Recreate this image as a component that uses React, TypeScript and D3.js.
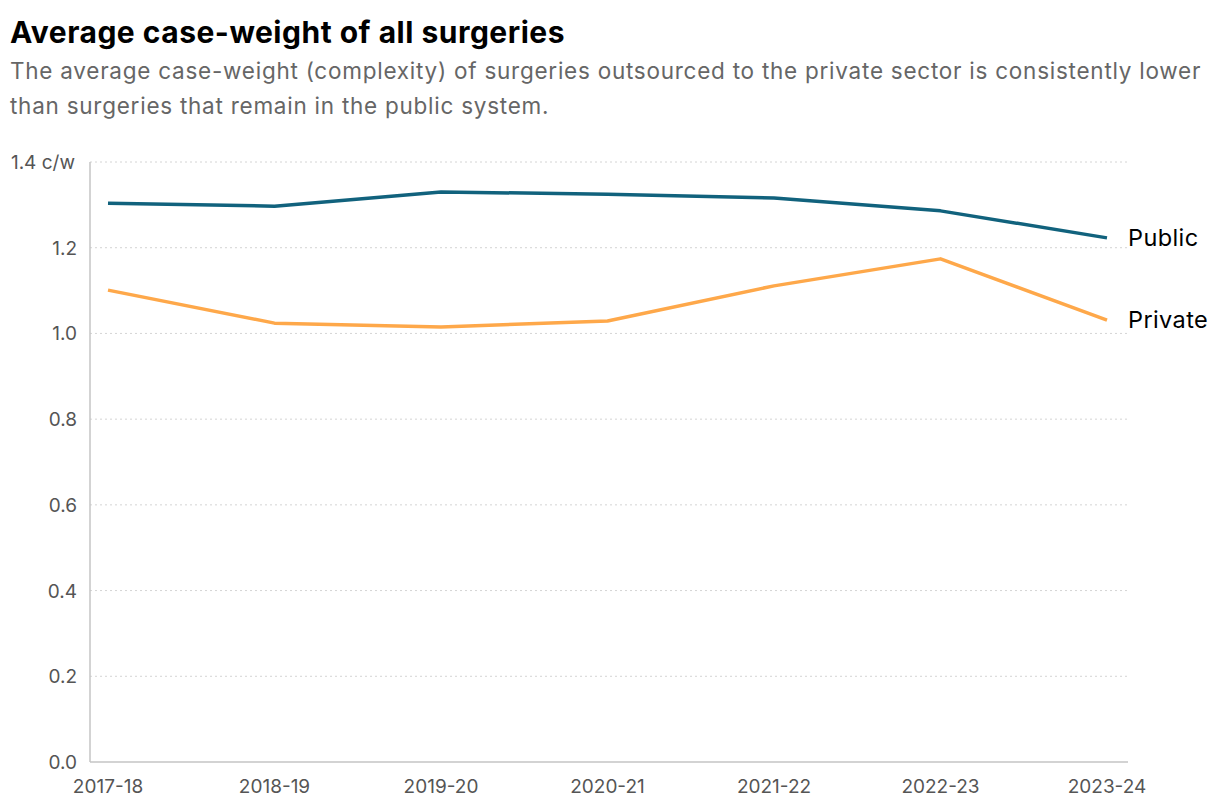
import React from 'react'
import * as d3 from 'd3'

const years = ['2017-18', '2018-19', '2019-20', '2020-21', '2021-22', '2022-23', '2023-24']
const publicValues = [1.304, 1.297, 1.33, 1.325, 1.316, 1.286, 1.223]
const privateValues = [1.101, 1.024, 1.015, 1.029, 1.111, 1.174, 1.031]
const yTicks = [0, 0.2, 0.4, 0.6, 0.8, 1.0, 1.2, 1.4]

const series = [
  { name: 'Public', values: publicValues, color: '#11627d' },
  { name: 'Private', values: privateValues, color: '#fea84a' },
]

const font = 'Inter, "Noto Sans", sans-serif'

const App: React.FC = () => {
  const width = 1220
  const height = 812
  const left = 90
  const right = 1128
  const top = 162
  const bottom = 762

  const x = d3.scalePoint<string>().domain(years).range([108, 1107])
  const y = d3.scaleLinear().domain([0, 1.4]).range([bottom, top])

  const line = d3
    .line<number>()
    .x((_, i) => x(years[i]) as number)
    .y((d) => y(d))

  return (
    <svg width={width} height={height} style={{ position: 'absolute', left: 0, top: 0, fontFamily: font }}>
      <rect width={width} height={height} fill="#fff" />
      <text x={10} y={43} fontSize={30} fontWeight={700} fill="#000" letterSpacing={0.5}>
        Average case-weight of all surgeries
      </text>
      <text x={10} y={79} fontSize={22.5} fill="#666" letterSpacing={0.75}>
        The average case-weight (complexity) of surgeries outsourced to the private sector is consistently lower
      </text>
      <text x={10} y={114} fontSize={22.5} fill="#666" letterSpacing={0.75}>
        than surgeries that remain in the public system.
      </text>

      {/* grid */}
      {yTicks.slice(1).map((t) => (
        <line key={t} x1={left} x2={right} y1={y(t)} y2={y(t)} stroke="#d4d4d4" strokeWidth={1} strokeDasharray="2,3" />
      ))}

      {/* y labels */}
      {yTicks.map((t) => (
        <text key={t} x={77} y={y(t) + 7} fontSize={19} fill="#555" textAnchor="end">
          {t === 1.4 ? '' : t.toFixed(1)}
        </text>
      ))}
      <text x={75} y={y(1.4) + 7} fontSize={19} fill="#555" textAnchor="end">
        1.4 c/w
      </text>

      {/* axes */}
      <line x1={left} x2={left} y1={top} y2={bottom} stroke="#c4c4c4" strokeWidth={1.5} />
      <line x1={left} x2={right} y1={bottom} y2={bottom} stroke="#c4c4c4" strokeWidth={1.5} />

      {years.map((yr) => (
        <text key={yr} x={x(yr)} y={793} fontSize={19} fill="#555" textAnchor="middle">
          {yr}
        </text>
      ))}

      {series.map((s) => (
        <g key={s.name}>
          <path d={line(s.values) ?? ''} fill="none" stroke={s.color} strokeWidth={3.5} strokeLinejoin="round" />
          <text x={1128} y={y(s.values[s.values.length - 1]) + 8} fontSize={23.5} fill="#000" letterSpacing={0.4}>
            {s.name}
          </text>
        </g>
      ))}
    </svg>
  )
}

export default App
********
Copy each line above precisely, dropping the pictures.

[Correct output]:
Recreate this image as a component that uses React, TypeScript and D3.js.
import React from 'react'
import * as d3 from 'd3'

const years = ['2017-18', '2018-19', '2019-20', '2020-21', '2021-22', '2022-23', '2023-24']
const publicValues = [1.304, 1.297, 1.33, 1.325, 1.316, 1.286, 1.223]
const privateValues = [1.101, 1.024, 1.015, 1.029, 1.111, 1.174, 1.031]
const yTicks = [0, 0.2, 0.4, 0.6, 0.8, 1.0, 1.2, 1.4]

const series = [
  { name: 'Public', values: publicValues, color: '#11627d' },
  { name: 'Private', values: privateValues, color: '#fea84a' },
]

const font = 'Inter, "Noto Sans", sans-serif'

const App: React.FC = () => {
  const width = 1220
  const height = 812
  const left = 90
  const right = 1128
  const top = 162
  const bottom = 762

  const x = d3.scalePoint<string>().domain(years).range([108, 1107])
  const y = d3.scaleLinear().domain([0, 1.4]).range([bottom, top])

  const line = d3
    .line<number>()
    .x((_, i) => x(years[i]) as number)
    .y((d) => y(d))

  return (
    <svg width={width} height={height} style={{ position: 'absolute', left: 0, top: 0, fontFamily: font }}>
      <rect width={width} height={height} fill="#fff" />
      <text x={10} y={43} fontSize={30} fontWeight={700} fill="#000" letterSpacing={0.5}>
        Average case-weight of all surgeries
      </text>
      <text x={10} y={79} fontSize={22.5} fill="#666" letterSpacing={0.75}>
        The average case-weight (complexity) of surgeries outsourced to the private sector is consistently lower
      </text>
      <text x={10} y={114} fontSize={22.5} fill="#666" letterSpacing={0.75}>
        than surgeries that remain in the public system.
      </text>

      {/* grid */}
      {yTicks.slice(1).map((t) => (
        <line key={t} x1={left} x2={right} y1={y(t)} y2={y(t)} stroke="#d4d4d4" strokeWidth={1} strokeDasharray="2,3" />
      ))}

      {/* y labels */}
      {yTicks.map((t) => (
        <text key={t} x={77} y={y(t) + 7} fontSize={19} fill="#555" textAnchor="end">
          {t === 1.4 ? '' : t.toFixed(1)}
        </text>
      ))}
      <text x={75} y={y(1.4) + 7} fontSize={19} fill="#555" textAnchor="end">
        1.4 c/w
      </text>

      {/* axes */}
      <line x1={left} x2={left} y1={top} y2={bottom} stroke="#c4c4c4" strokeWidth={1.5} />
      <line x1={left} x2={right} y1={bottom} y2={bottom} stroke="#c4c4c4" strokeWidth={1.5} />

      {years.map((yr) => (
        <text key={yr} x={x(yr)} y={793} fontSize={19} fill="#555" textAnchor="middle">
          {yr}
        </text>
      ))}

      {series.map((s) => (
        <g key={s.name}>
          <path d={line(s.values) ?? ''} fill="none" stroke={s.color} strokeWidth={3.5} strokeLinejoin="round" />
          <text x={1128} y={y(s.values[s.values.length - 1]) + 8} fontSize={23.5} fill="#000" letterSpacing={0.4}>
            {s.name}
          </text>
        </g>
      ))}
    </svg>
  )
}

export default App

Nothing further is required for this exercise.